I. Am. A. Sugar. Addict.

There, I said it.  Feels good to get that off my chest.  Funny thing is, I wouldn't have said that before the 21 Day Fix.  But, now that I have done that and learned how to take care of myself, I am a sugar addict.  See, Halloween was the other day, right?  I did really well - bought candy the day of, candy I didn't like, so I wouldn't be tempted, then.................

The doorbell rang.  It was a neighbor explaining they would not be home for Halloween, so wanted to bring some candy by for our kids.  {That was nice.}  Of course, we don't let our kids eat a lot of sugar, food dyes, and they are intolerant to wheat and dairy, so being the good mama that I am, I inspected the candy and ate it before they could.  {Hooray for me!  Mom of the year, here, right?} Not so much.....


The next morning, I woke up with a stomach ache.  Duh.  Halloween came, the kids went trick or treating and agreed to trade their candy in for a new toy.  Hooray!  But, you know what that means?  I ate some of their candy.  After my stomach hurt that morning from candy the night before.  So, I ate well in the morning, drank my water, and went on my way....until lunch time.  I was hungry but decided to eat some more candy before lunch.  An appetizer, maybe?  Yah, not a great idea.  Know what happened later that day ? The screaming manic woman I used to be came back with a vengeance.  It was scary!  I was angry, having negative thoughts, being totally irrational and unpleasant.  Think I would have learned a lesson, right?


Not so much.  My husband, the great man he is, hid the candy that night.  {Yay for him!}  The problem is, I knew where he hid the candy!  So, I would sneak in and get a few pieces. At one point, he busted me {ouch!} and said "do you think it is worth it?"  "What do you mean," I reply.  "What it does to your mental well being," he said.  "Um, yah, sure is.  It's just one piece." 

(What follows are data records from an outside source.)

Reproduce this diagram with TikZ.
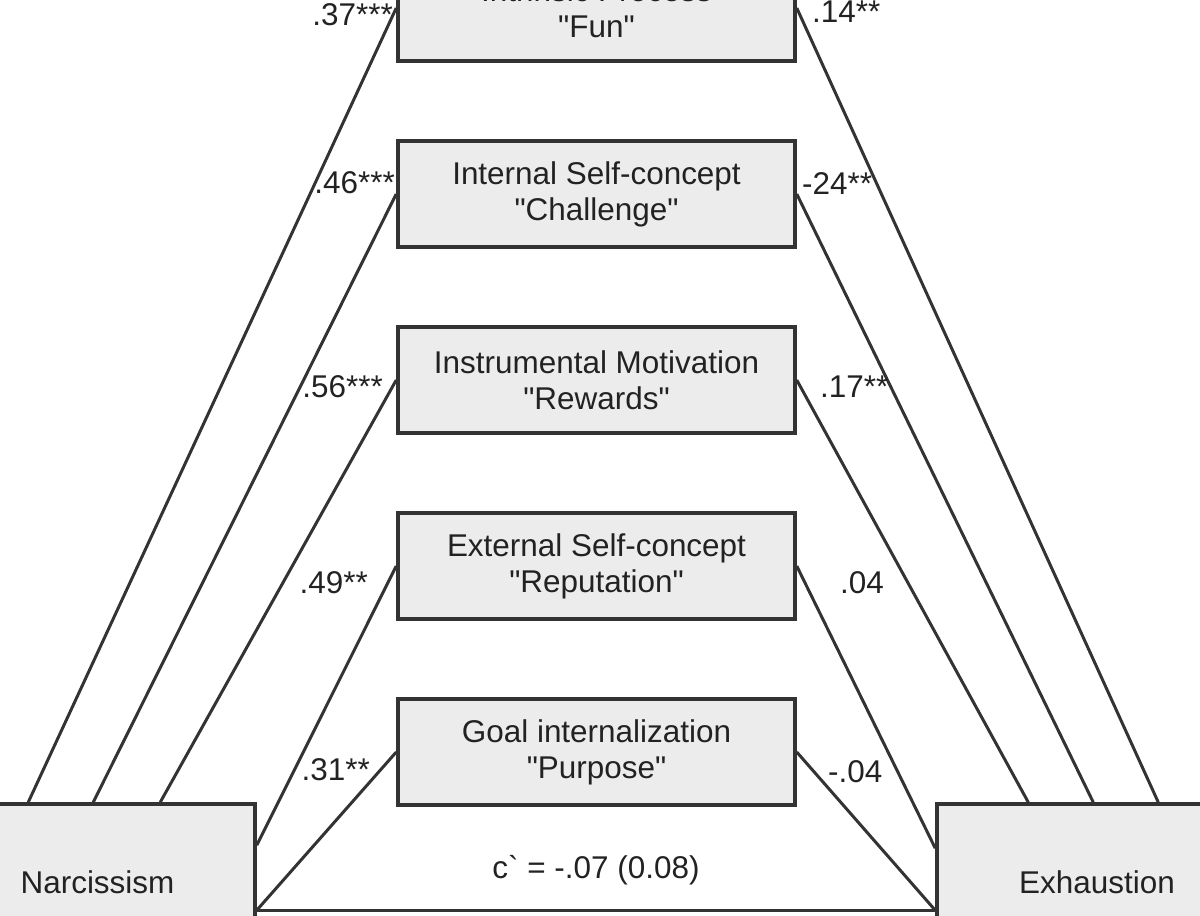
\documentclass[tikz,border=0pt]{standalone}
\usepackage{fontspec}
\setmainfont{Liberation Sans}
\usepackage{color}
\usetikzlibrary{
    positioning,
    calc,
}
\definecolor{boxgray}{HTML}{ECECEC}
\definecolor{linegray}{HTML}{333333}
\definecolor{textgray}{HTML}{222222}

\begin{document}
\begin{tikzpicture}[
    node distance = 1.53cm,
    mediator/.style={draw=linegray, line width=2pt, align=center, minimum width=7.94cm, minimum height=2.12cm, inner sep=0pt, fill=boxgray, text=textgray, font=\fontsize{17.9}{20.4}\selectfont},
    endbox/.style={draw=linegray, line width=2pt, minimum width=6.3cm, minimum height=3.12cm, inner sep=0pt, fill=boxgray, text=textgray, font=\fontsize{17.9}{20.4}\selectfont},
    coef/.style={inner sep=0pt, text=textgray, font=\fontsize{17.9}{20.4}\selectfont},
    link/.style={draw=linegray, line width=1.7pt},
    ]

\useasboundingbox (0,0) rectangle (24,18.3);

% mediators
\node[mediator] at (11.93,18.14) (fun)
    {Intrinsic Process\\\textquotedbl Fun\textquotedbl};
\node[mediator] [below=of fun] (challenge)
    {Internal Self-concept\\\textquotedbl Challenge\textquotedbl};
\node[mediator] [below=of challenge] (rewards)
    {Instrumental Motivation\\\textquotedbl Rewards\textquotedbl};
\node[mediator] [below=of rewards] (reputation)
    {External Self-concept\\\textquotedbl Reputation\textquotedbl};
\node[mediator] [below=of reputation] (purpose)
    {Goal internalization\\\textquotedbl Purpose\textquotedbl};

% predictor and outcome
\node[endbox] at (1.95,0.66) (narc) {Narcissism};
\node[endbox, minimum width=6.4cm] at (21.94,0.66) (exh) {Exhaustion};

% a paths
\draw[link] ([xshift=1.8cm]narc.north west) -- (fun.west);
\draw[link] ([xshift=3.1cm]narc.north west) -- (challenge.west);
\draw[link] ([xshift=4.44cm]narc.north west) -- (rewards.west);
\draw[link] ([yshift=-0.86cm]narc.north east) -- (reputation.west);
\draw[link] ([yshift=-2.16cm]narc.north east) -- (purpose.west);

% b paths
\draw[link] (fun.east) -- ([xshift=4.46cm]exh.north west);
\draw[link] (challenge.east) -- ([xshift=3.16cm]exh.north west);
\draw[link] (rewards.east) -- ([xshift=1.86cm]exh.north west);
\draw[link] (reputation.east) -- ([yshift=-0.92cm]exh.north west);
\draw[link] (purpose.east) -- ([yshift=-2.16cm]exh.north west);

% direct path
\draw[link] ([yshift=-2.16cm]narc.north east) -- ([yshift=-2.16cm]exh.north west)
    node[coef, midway, yshift=0.8cm] {c\textasciigrave{} = -.07 (0.08)};

% coefficients
\node[coef, anchor=east] (afun) at ([shift={(-0.06,-0.14)}]fun.west) {.37***};
\node[coef, anchor=east] (achallenge) at ([shift={(-0.02,0.22)}]challenge.west) {.46***};
\node[coef, anchor=east] (arewards) at ([shift={(-0.26,-0.14)}]rewards.west) {.56***};
\node[coef, anchor=east] (areputation) at ([shift={(-0.56,-0.34)}]reputation.west) {.49**};
\node[coef, anchor=east] (apurpose) at ([shift={(-0.52,-0.36)}]purpose.west) {.31**};

\node[coef, anchor=west] (bfun) at ([shift={(0.3,-0.08)}]fun.east) {.14**};
\node[coef, anchor=west] (bchallenge) at ([shift={(0.1,0.2)}]challenge.east) {-24**};
\node[coef, anchor=west] (brewards) at ([shift={(0.46,-0.14)}]rewards.east) {.17**};
\node[coef, anchor=west] (breputation) at ([shift={(0.86,-0.34)}]reputation.east) {.04};
\node[coef, anchor=west] (bpurpose) at ([shift={(0.62,-0.4)}]purpose.east) {-.04};

\end{tikzpicture}
\end{document}
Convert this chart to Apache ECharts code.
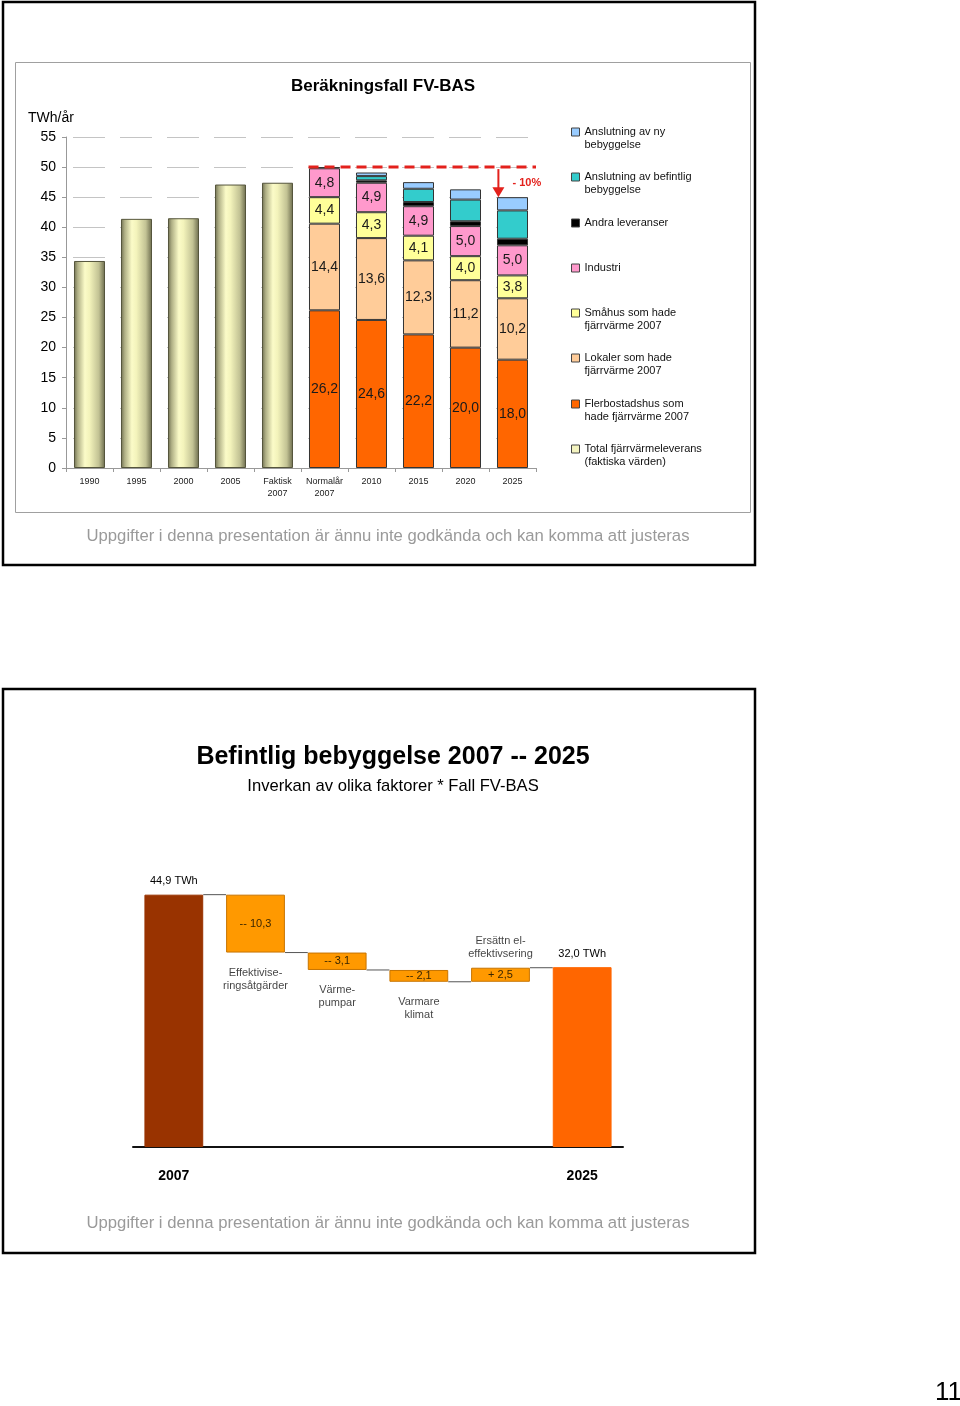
<!DOCTYPE html>
<html><head><meta charset="utf-8">
<script src="https://cdn.jsdelivr.net/npm/echarts/dist/echarts.min.js"></script>
<style>html,body{margin:0;padding:0;background:#fff}#c{width:960px;height:1406px}</style>
</head><body><div id="c"></div><script>
// ---------- Chart 1 data ----------
const categories = ['1990','1995','2000','2005','Faktisk\n2007','Normalår\n2007','2010','2015','2020','2025'];
const totalActual  = [34.4, 41.4, 41.5, 47.1, 47.4, null, null, null, null, null];
const flerbostad   = [null, null, null, null, null, 26.2, 24.6, 22.2, 20.0, 18.0];
const lokaler      = [null, null, null, null, null, 14.4, 13.6, 12.3, 11.2, 10.2];
const smahus       = [null, null, null, null, null, 4.4, 4.3, 4.1, 4.0, 3.8];
const industri     = [null, null, null, null, null, 4.8, 4.9, 4.9, 5.0, 5.0];
const andra        = [null, null, null, null, null, 0.2, 0.4, 0.7, 0.8, 1.1];
const befintlig    = [null, null, null, null, null, null, 0.7, 2.2, 3.6, 4.7];
const nyBebyggelse = [null, null, null, null, null, null, 0.6, 1.1, 1.7, 2.2];
const yTicks = [0,5,10,15,20,25,30,35,40,45,50,55];

// ---------- Chart 2 data ----------
const wfCats   = ['2007','Effektiviseringsåtgärder','Värmepumpar','Varmare klimat','Ersättn el-effektivsering','2025'];
const wfValues = [44.9, -10.3, -3.1, -2.1, 2.5, 32.0];
const wfNames  = ['', 'Effektivise-\nringsåtgärder', 'Värme-\npumpar', 'Varmare\nklimat', 'Ersättn el-\neffektivsering', ''];

const FONT = 'Liberation Sans, Arial, sans-serif';
const fmt = v => v.toFixed(1).replace('.', ',');
const dash = a => a.map(v => v == null ? '-' : v);

// stack totals for the -10% marker
const stackArrs = [flerbostad, lokaler, smahus, industri, andra, befintlig, nyBebyggelse];
const colTotal = i => stackArrs.reduce((s, a) => s + (a[i] || 0), 0);
const normTotal = colTotal(5), total2025 = colTotal(9);
const pct = Math.round((total2025 / normTotal - 1) * 100);

// waterfall geometry from values
const wfBase = [], wfHeight = [], wfLevels = [];
let run = 0;
wfValues.forEach((v, i) => {
  if (i === 0 || i === wfValues.length - 1) { wfBase.push(0); wfHeight.push(v); run = v; }
  else { const s = run, e = run + v; wfBase.push(Math.min(s, e)); wfHeight.push(Math.abs(v)); run = e; }
  wfLevels.push(run);
});

const grad = new echarts.graphic.LinearGradient(0, 0, 1, 0, [
  {offset: 0, color: '#6e6e50'}, {offset: 0.12, color: '#b0b086'},
  {offset: 0.35, color: '#fbfbc8'}, {offset: 0.5, color: '#f3f3bb'},
  {offset: 0.8, color: '#c2c294'}, {offset: 1, color: '#6a6a4c'}
]);

const segLabel = {show: true, position: 'inside', fontSize: 14, color: '#1a1a1a', fontFamily: FONT, formatter: p => fmt(p.value)};
const segStyle = c => ({color: c, borderColor: '#333', borderWidth: 1});

const seriesDefs = [
  {name: 'Total', data: totalActual, itemStyle: {color: grad, borderColor: '#55553c', borderWidth: 1}},
  {name: 'Fler', data: flerbostad, itemStyle: segStyle('#FF6600'), label: segLabel},
  {name: 'Lokaler', data: lokaler, itemStyle: segStyle('#FFCC99'), label: segLabel},
  {name: 'Smahus', data: smahus, itemStyle: segStyle('#FFFF99'), label: segLabel},
  {name: 'Industri', data: industri, itemStyle: segStyle('#FF99CC'), label: segLabel},
  {name: 'Andra', data: andra, itemStyle: segStyle('#000000')},
  {name: 'Befintlig', data: befintlig, itemStyle: segStyle('#33CCCC')},
  {name: 'Ny', data: nyBebyggelse, itemStyle: segStyle('#99CCFF')}
];

const legendDefs = [
  {name: 'Ny', text: 'Anslutning av ny\nbebyggelse', c: 132, two: true, color: '#99CCFF'},
  {name: 'Befintlig', text: 'Anslutning av befintlig\nbebyggelse', c: 177, two: true, color: '#33CCCC'},
  {name: 'Andra', text: 'Andra leveranser', c: 223, two: false, color: '#000'},
  {name: 'Industri', text: 'Industri', c: 268, two: false, color: '#FF99CC'},
  {name: 'Smahus', text: 'Småhus som hade\nfjärrvärme 2007', c: 313, two: true, color: '#FFFF99'},
  {name: 'Lokaler', text: 'Lokaler som hade\nfjärrvärme 2007', c: 358, two: true, color: '#FFCC99'},
  {name: 'Fler', text: 'Flerbostadshus som\nhade fjärrvärme 2007', c: 404, two: true, color: '#FF6600'},
  {name: 'Total', text: 'Total fjärrvärmeleverans\n(faktiska värden)', c: 449, two: true, color: '#f4f4c0'}
];

// two-line entries get a blank leading line so that the icon sits on the first text line
const legends = legendDefs.map(d => ({
  orient: 'vertical', left: 571, top: d.two ? d.c - 19.5 : d.c - 6.5, padding: 0,
  itemWidth: 8, itemHeight: 8, itemGap: 0, icon: 'rect', selectedMode: false,
  data: [{name: d.name, itemStyle: {color: d.color, borderColor: '#444', borderWidth: 1}}],
  formatter: () => d.two ? ' \n' + d.text : d.text,
  textStyle: {fontSize: 11, lineHeight: 13, color: '#111', fontFamily: FONT}
}));

const series = seriesDefs.map(s => ({
  type: 'bar', name: s.name, stack: 'a', xAxisIndex: 0, yAxisIndex: 0,
  barWidth: '66%', data: dash(s.data), itemStyle: s.itemStyle, label: s.label, silent: true
}));

// -10% marker
series.push({
  type: 'custom', xAxisIndex: 0, yAxisIndex: 0, clip: false, silent: true, z: 10,
  data: [[5, normTotal, 9, total2025]],
  renderItem: (params, api) => {
    const band = api.size([1, 0])[0];
    const p0 = api.coord([api.value(0), api.value(1)]);
    const p9 = api.coord([api.value(2), api.value(1)]);
    const p9b = api.coord([api.value(2), api.value(3)]);
    const y = p0[1];
    const ax = p9[0] - band * 0.3;
    const red = '#E3211C';
    return {type: 'group', children: [
      {type: 'line', shape: {x1: p0[0] - band * 0.34, y1: y, x2: p9[0] + band * 0.5, y2: y},
       style: {stroke: red, lineWidth: 3, lineDash: [10, 6]}},
      {type: 'line', shape: {x1: ax, y1: y + 2, x2: ax, y2: p9b[1] - 6},
       style: {stroke: red, lineWidth: 2}},
      {type: 'polygon', shape: {points: [[ax - 6, p9b[1] - 10], [ax + 6, p9b[1] - 10], [ax, p9b[1]]]},
       style: {fill: red}},
      {type: 'text', style: {text: '- ' + Math.abs(pct) + '%', x: p9[0], y: (y + p9b[1]) / 2 + 1,
       fill: red, font: 'bold 11px ' + FONT, textAlign: 'left', textVerticalAlign: 'middle'}}
    ]};
  }
});

// waterfall
const wfColors = wfValues.map((v, i) => i === 0 ? '#993300' : (i === wfValues.length - 1 ? '#FF6600' : '#FF9900'));
series.push({
  type: 'bar', stack: 'wf', xAxisIndex: 1, yAxisIndex: 1, barWidth: '72%', silent: true,
  itemStyle: {color: 'rgba(0,0,0,0)'}, data: wfBase
});
series.push({
  type: 'bar', stack: 'wf', xAxisIndex: 1, yAxisIndex: 1, barWidth: '72%', silent: true,
  data: wfHeight.map((h, i) => {
    const end = i === 0 || i === wfValues.length - 1;
    return {
      value: h,
      itemStyle: {color: wfColors[i], borderColor: end ? wfColors[i] : '#C77400', borderWidth: 1},
      label: {show: true, position: end ? 'top' : 'inside', distance: 8,
        fontSize: 11, color: end ? '#000' : '#3a2600', fontFamily: FONT,
        formatter: end ? fmt(wfValues[i]) + ' TWh' : (wfValues[i] < 0 ? '-- ' : '+ ') + fmt(Math.abs(wfValues[i]))}
    };
  })
});
series.push({
  type: 'scatter', xAxisIndex: 1, yAxisIndex: 1, symbolSize: 1, silent: true,
  itemStyle: {color: 'rgba(0,0,0,0)'},
  data: wfValues.map((v, i) => {
    if (!wfNames[i]) return null;
    const up = v > 0;
    return {value: [i, up ? wfBase[i] + wfHeight[i] : wfBase[i]],
      label: {show: true, position: up ? 'top' : 'bottom', distance: up ? 7 : 13,
        formatter: wfNames[i], fontSize: 11, lineHeight: 13, color: '#111', fontFamily: FONT}};
  }).filter(d => d)
});
series.push({
  type: 'custom', xAxisIndex: 1, yAxisIndex: 1, silent: true, clip: false,
  data: wfLevels.slice(0, -1).map((l, i) => [i, l]),
  renderItem: (params, api) => {
    const half = api.size([1, 0])[0] * 0.36;
    const p = api.coord([api.value(0), api.value(1)]);
    const q = api.coord([api.value(0) + 1, api.value(1)]);
    return {type: 'line', shape: {x1: p[0] + half, y1: p[1], x2: q[0] - half, y2: p[1]},
      style: {stroke: '#555', lineWidth: 1}};
  }
});

const txt = (text, x, y, font, fill, align) => ({type: 'text', silent: true,
  style: {text, x, y, font, fill: fill || '#000', textAlign: align || 'center', textVerticalAlign: 'middle'}});

const option = {
  animation: false,
  backgroundColor: '#fff',
  grid: [
    {left: 66, width: 470, top: 137, bottom: 938},
    {left: 133, width: 490, top: 866, bottom: 259}
  ],
  xAxis: [
    {type: 'category', gridIndex: 0, data: categories,
     axisLine: {lineStyle: {color: '#999'}}, axisTick: {show: true, length: 4, lineStyle: {color: '#999'}},
     axisLabel: {interval: 0, fontSize: 9, lineHeight: 12, color: '#222', margin: 8, fontFamily: FONT}},
    {type: 'category', gridIndex: 1, data: wfCats,
     axisLine: {lineStyle: {color: '#111', width: 2}}, axisTick: {show: false},
     axisLabel: {interval: 0, fontSize: 14, fontWeight: 'bold', color: '#000', margin: 22, fontFamily: FONT,
       formatter: (v, i) => (i === 0 || i === wfCats.length - 1) ? v : ''}}
  ],
  yAxis: [
    {type: 'value', gridIndex: 0, min: yTicks[0], max: yTicks[yTicks.length - 1], interval: yTicks[1] - yTicks[0],
     axisLine: {show: true, lineStyle: {color: '#999'}}, axisTick: {show: true, length: 4, lineStyle: {color: '#999'}},
     axisLabel: {fontSize: 14, color: '#000', margin: 10, fontFamily: FONT},
     splitLine: {lineStyle: {color: '#c4c4c4', type: [32, 15], dashOffset: 40}}},
    {type: 'value', gridIndex: 1, min: 0, max: 50, show: false}
  ],
  legend: legends,
  series,
  graphic: {elements: [
    {type: 'rect', silent: true, shape: {x: 3, y: 2, width: 752, height: 563}, style: {fill: 'none', stroke: '#000', lineWidth: 2.5}},
    {type: 'rect', silent: true, shape: {x: 15.5, y: 62.5, width: 735, height: 450}, style: {fill: 'none', stroke: '#a0a0a0', lineWidth: 1}},
    {type: 'rect', silent: true, shape: {x: 3, y: 689, width: 752, height: 564}, style: {fill: 'none', stroke: '#000', lineWidth: 2.5}},
    txt('Beräkningsfall FV-BAS', 383, 86, 'bold 17px ' + FONT),
    txt('TWh/år', 28, 118, '14px ' + FONT, '#000', 'left'),
    txt('Uppgifter i denna presentation är ännu inte godkända och kan komma att justeras', 388, 536, '16.7px ' + FONT, '#9a9a9a'),
    txt('Befintlig bebyggelse 2007 -- 2025', 393, 757, 'bold 25px ' + FONT),
    txt('Inverkan av olika faktorer * Fall FV-BAS', 393, 786, '16.6px ' + FONT),
    txt('Uppgifter i denna presentation är ännu inte godkända och kan komma att justeras', 388, 1223, '16.7px ' + FONT, '#9a9a9a'),
    txt('11', 962, 1393, '26px ' + FONT, '#000', 'right')
  ]}
};
echarts.init(document.getElementById('c')).setOption(option);
</script></body></html>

So, what happened today?  More raging lunatic-ness.  Seriously, what is my deal?  Why can I not stay away from the candy?  I don't know.  It happened again tonight - I snuck into the candy stash and the words my husband said went through my head.  And, ya know what?  It didn't stop me.  That is when I realized I truly have a problem.  And, that is why I can't keep sugar/candy/junk in the house. Scary, friends.  It was scary that having a few pieces of candy could take me back to that place I used to be in before the 21 Day Fix.  Eek.  Anyone else relate to this?